Alors que 99 % des personnes les plus pauvres du monde vivent dans les marchés émergents, que ces derniers dépendent aujourd’hui à 70 % des combustibles fossiles et que 400 à 600 millions de personnes dans les marchés émergents n’ont pas accès à l’électricité, c’est peu dire que les besoins de ces pays sont, sur les trois piliers de l’ESG, incommensurables. Pour les investisseurs en dette, les risques et aléas potentiels sont toutefois aussi nombreux que les opportunités.
« Vous ne pouvez pas simplement financer une entreprise d’énergie renouvelable en vous disant que l’impact environnemental est réel car si celle-ci utilise des enfants pour construire ses panneaux solaires, alors l’impact global n’est clairement pas positif, illustre Simon Cooke, gérant dette émergente impact chez Insight Investment. S’agissant de la Chine, il faut aussi pouvoir être certain que l’investissement dans une entreprise locale ne sert pas à financer implicitement l’Etat. » De ce fait, l’approche d’investissement ESG dans les marchés émergents tend, selon Simon Cooke, à se résumer à ce dilemme : comment peut-on investir pour essayer d’obtenir des résultats positifs, sans avoir à abandonner ses valeurs ?

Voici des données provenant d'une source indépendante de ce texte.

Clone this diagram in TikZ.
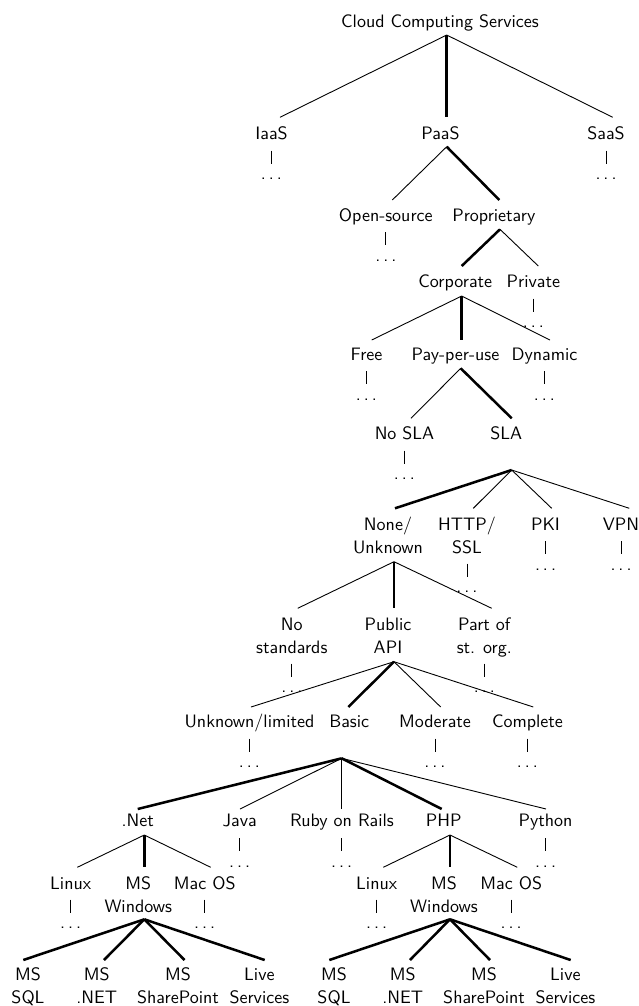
\documentclass[tikz,border=0pt]{standalone}
\renewcommand\arraystretch{1.08}
\newcommand\twoln[2]{\begin{tabular}[t]{@{}c@{}}#1\\#2\end{tabular}}
\newcommand\mydots{.\kern.1667em.\kern.1667em.}
\begin{document}
\begin{tikzpicture}[x=0.5556pt,y=-0.5556pt,
  lbl/.style={anchor=base,inner sep=0pt,font=\sffamily},
  thinedge/.style={line width=0.5pt},
  thickedge/.style={line width=1.4pt},
  vline/.style={line width=0.5pt}]
\useasboundingbox (0,0) rectangle (639,1006);

% ---------- Level 0
\node[lbl] (root) at (440,27.7) {Cloud Computing Services};
\coordinate (root-b) at (446.7,35);

% ---------- Level 1
\node[lbl] (iaas) at (271.5,139.5) {IaaS};
\coordinate (iaas-t) at (280,117.3);
\node[lbl] (iaasd) at (271.5,179.5) {\mydots};
\node[lbl] (paas) at (440.5,139.5) {PaaS};
\coordinate (paas-t) at (446.7,117.3);
\coordinate (paas-b) at (446.7,146.7);
\node[lbl] (saas) at (606,139.5) {SaaS};
\coordinate (saas-t) at (612.7,117.3);
\node[lbl] (saasd) at (606,179.5) {\mydots};

% ---------- Level 2
\node[lbl] (opens) at (385.8,221.7) {Open-source};
\coordinate (opens-t) at (392.3,200);
\node[lbl] (opensd) at (385.8,261) {\mydots};
\node[lbl] (propr) at (493.8,221.7) {Proprietary};
\coordinate (propr-t) at (499.3,200);
\coordinate (propr-b) at (500,229.3);

% ---------- Level 3
\node[lbl] (corp) at (455.3,287.7) {Corporate};
\coordinate (corp-t) at (461.7,266);
\coordinate (corp-b) at (461.7,296);
\node[lbl] (priv) at (533.3,287.7) {Private};
\coordinate (priv-t) at (538.3,266);
\node[lbl] (privd) at (533.3,327.7) {\mydots};

% ---------- Level 4
\node[lbl] (free) at (366.5,360) {Free};
\coordinate (free-t) at (371.7,340);
\node[lbl] (freed) at (366.5,400) {\mydots};
\node[lbl] (pay) at (455.5,360) {Pay-per-use};
\coordinate (pay-t) at (461.7,340);
\coordinate (pay-b) at (460.7,368.3);
\node[lbl] (dyn) at (544.5,360) {Dynamic};
\coordinate (dyn-t) at (550,340);
\node[lbl] (dynd) at (544.5,400) {\mydots};

% ---------- Level 5
\node[lbl] (nosla) at (404.5,439.3) {No SLA};
\coordinate (nosla-t) at (411,418.3);
\node[lbl] (noslad) at (404.5,479.5) {\mydots};
\node[lbl] (sla) at (506.2,439.3) {SLA};
\coordinate (sla-t) at (511.7,418.3);
\coordinate (sla-b) at (511.7,470);

% ---------- Level 6
\node[lbl] (none) at (388,530) {\twoln{None/}{Unknown}};
\coordinate (none-t) at (395,508.3);
\coordinate (none-b) at (394,561.7);
\node[lbl] (http) at (467,530) {\twoln{HTTP/}{SSL}};
\coordinate (http-t) at (473.3,508.3);
\node[lbl] (httpd) at (467,592.7) {\mydots};
\node[lbl] (pki) at (545.5,530) {PKI};
\coordinate (pki-t) at (551.7,508.3);
\node[lbl] (pkid) at (545.5,570) {\mydots};
\node[lbl] (vpn) at (621,530) {VPN};
\coordinate (vpn-t) at (629.3,508.3);
\node[lbl] (vpnd) at (621,570) {\mydots};

% ---------- Level 7
\node[lbl] (nostd) at (291.8,630) {\twoln{No}{standards}};
\coordinate (nostd-t) at (297.7,608.3);
\node[lbl] (nostdd) at (291.8,692.7) {\mydots};
\node[lbl] (papi) at (388,630) {\twoln{Public}{API}};
\coordinate (papi-t) at (394,608.3);
\coordinate (papi-b) at (394,661.7);
\node[lbl] (partof) at (484.3,630) {\twoln{Part of}{st. org.}};
\coordinate (partof-t) at (491.7,608.3);
\node[lbl] (partofd) at (484.3,692.7) {\mydots};

% ---------- Level 8
\node[lbl] (unk) at (249.5,727.3) {Unknown/limited};
\coordinate (unk-t) at (251,707);
\node[lbl] (unkd) at (249.5,767.7) {\mydots};
\node[lbl] (basic) at (349.2,727.3) {Basic};
\coordinate (basic-t) at (348.3,707);
\coordinate (basic-b) at (341.7,758.3);
\node[lbl] (mod) at (435,727.3) {Moderate};
\coordinate (mod-t) at (440.7,707);
\node[lbl] (modd) at (435,767.7) {\mydots};
\node[lbl] (compl) at (527.5,727.3) {Complete};
\coordinate (compl-t) at (533.3,707);
\node[lbl] (compld) at (527.5,767.7) {\mydots};

% ---------- Level 9
\node[lbl] (net) at (137.8,826.7) {.Net};
\coordinate (net-t) at (137.7,809);
\coordinate (net-b) at (144.3,835);
\node[lbl] (java) at (239.7,826.7) {Java};
\coordinate (java-t) at (240,809);
\node[lbl] (javad) at (239.7,867) {\mydots};
\node[lbl] (ruby) at (342,826.7) {Ruby on Rails};
\coordinate (ruby-t) at (341.7,809);
\node[lbl] (rubyd) at (341.7,867) {\mydots};
\node[lbl] (php) at (443.7,826.7) {PHP};
\coordinate (php-t) at (441.7,809);
\coordinate (php-b) at (450,835);
\node[lbl] (python) at (545.5,826.7) {Python};
\coordinate (python-t) at (546,809);
\node[lbl] (pythond) at (545.5,867) {\mydots};

% ---------- Level 10
\node[lbl] (lina) at (70.7,889) {Linux};
\coordinate (lina-t) at (77.3,867.3);
\node[lbl] (linad) at (70.7,928.5) {\mydots};
\node[lbl] (wina) at (138.3,889) {\twoln{MS}{Windows}};
\coordinate (wina-t) at (144.3,867.3);
\coordinate (wina-b) at (144.3,919.3);
\node[lbl] (maca) at (204.7,889) {Mac OS};
\coordinate (maca-t) at (210.7,867.3);
\node[lbl] (macad) at (204.7,928.5) {\mydots};

\node[lbl] (linb) at (376.7,889) {Linux};
\coordinate (linb-t) at (383.3,867.3);
\node[lbl] (linbd) at (376.7,928.5) {\mydots};
\node[lbl] (winb) at (444,889) {\twoln{MS}{Windows}};
\coordinate (winb-t) at (450,867.3);
\coordinate (winb-b) at (450,919.3);
\node[lbl] (macb) at (511.2,889) {Mac OS};
\coordinate (macb-t) at (517.3,867.3);
\node[lbl] (macbd) at (511.2,928.5) {\mydots};

% ---------- Level 11
\node[lbl] (sqla) at (28,980) {\twoln{MS}{SQL}};
\coordinate (sqla-t) at (23.3,960);
\node[lbl] (dna) at (96.7,980) {\twoln{MS}{.NET}};
\coordinate (dna-t) at (104,960);
\node[lbl] (spa) at (178,980) {\twoln{MS}{SharePoint}};
\coordinate (spa-t) at (184.5,960);
\node[lbl] (livea) at (259.4,980) {\twoln{Live}{Services}};
\coordinate (livea-t) at (264.7,960);

\node[lbl] (sqlb) at (334,980) {\twoln{MS}{SQL}};
\coordinate (sqlb-t) at (329.3,960);
\node[lbl] (dnb) at (402.7,980) {\twoln{MS}{.NET}};
\coordinate (dnb-t) at (410,960);
\node[lbl] (spb) at (484.1,980) {\twoln{MS}{SharePoint}};
\coordinate (spb-t) at (490,960);
\node[lbl] (liveb) at (565.4,980) {\twoln{Live}{Services}};
\coordinate (liveb-t) at (570.7,960);

% ---------- Edges
\draw[thinedge] (root-b) -- (iaas-t);
\draw[thickedge] (root-b) -- (paas-t);
\draw[thinedge] (root-b) -- (saas-t);

\draw[thinedge] (paas-b) -- (opens-t);
\draw[thickedge] (paas-b) -- (propr-t);

\draw[thickedge] (propr-b) -- (corp-t);
\draw[thinedge] (propr-b) -- (priv-t);

\draw[thinedge] (corp-b) -- (free-t);
\draw[thickedge] (corp-b) -- (pay-t);
\draw[thinedge] (corp-b) -- (dyn-t);

\draw[thinedge] (pay-b) -- (nosla-t);
\draw[thickedge] (pay-b) -- (sla-t);

\draw[thickedge] (sla-b) -- (none-t);
\draw[thinedge] (sla-b) -- (http-t);
\draw[thinedge] (sla-b) -- (pki-t);
\draw[thinedge] (sla-b) -- (vpn-t);

\draw[thinedge] (none-b) -- (nostd-t);
\draw[thickedge] (none-b) -- (papi-t);
\draw[thinedge] (none-b) -- (partof-t);

\draw[thinedge] (papi-b) -- (unk-t);
\draw[thickedge] (papi-b) -- (basic-t);
\draw[thinedge] (papi-b) -- (mod-t);
\draw[thinedge] (papi-b) -- (compl-t);

\draw[thickedge] (basic-b) -- (net-t);
\draw[thinedge] (basic-b) -- (java-t);
\draw[thinedge] (basic-b) -- (ruby-t);
\draw[thickedge] (basic-b) -- (php-t);
\draw[thinedge] (basic-b) -- (python-t);

\draw[thinedge] (net-b) -- (lina-t);
\draw[thickedge] (net-b) -- (wina-t);
\draw[thinedge] (net-b) -- (maca-t);
\draw[thinedge] (php-b) -- (linb-t);
\draw[thickedge] (php-b) -- (winb-t);
\draw[thinedge] (php-b) -- (macb-t);

\foreach \c in {sqla,dna,spa,livea}{\draw[thickedge] (wina-b) -- (\c-t);}
\foreach \c in {sqlb,dnb,spb,liveb}{\draw[thickedge] (winb-b) -- (\c-t);}

% ---------- single-child connectors to the dots
\foreach \d in {iaasd,saasd,opensd,privd,freed,dynd,noslad,httpd,pkid,vpnd,
  nostdd,partofd,unkd,modd,compld,javad,rubyd,pythond,linad,macad,linbd,macbd}{
  \draw[vline] (\d.base) ++(0,-29) -- ++(0,13);
}
\end{tikzpicture}
\end{document}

Un cadre d’analyse spécifique
Pour y parvenir, il faut un cadre d’investissement extrêmement robuste. « Nous procédons à une sorte d’analyse des lacunes, explique Bryan Carter, head of emerging markets debt chez HSBC Asset Management. Il s’agit d’un processus rigoureux, dans lequel de nombreuses équipes sont impliquées. Nous avons près de 50 analystes qui font cette sélection, basée sur un engagement actif et une interaction avec les entreprises. » En termes d’actifs à financer, la démarche varie également par rapport à un investissement en dette dans un pays avancé. « Sur les marchés émergents, il n’est pas possible de lancer de fonds thématiques car vous n’allez tout simplement pas trouver suffisamment d’actifs », poursuit Bryan Carter. Chez certains spécialistes, deux types d’investissement sont à privilégier. « Le premier porte sur des instruments via lesquels nous pouvons mesurer l’impact global sur l’émetteur (obligations vertes, sociales ou durables) : vous ne vous concentrez pas uniquement sur un objectif étroit, mais vous regardez plutôt l’émetteur de manière holistique, signale Simon Cooke. Le deuxième est celui où vous vous focalisez sur la transition de cet émetteur. » Quoi qu’il en soit, l’analyse des fondamentaux financiers de l’emprunteur demeure fondamentale, comme est venue le rappeler la vague chinoise de défauts d’émetteurs de green bonds post-Covid.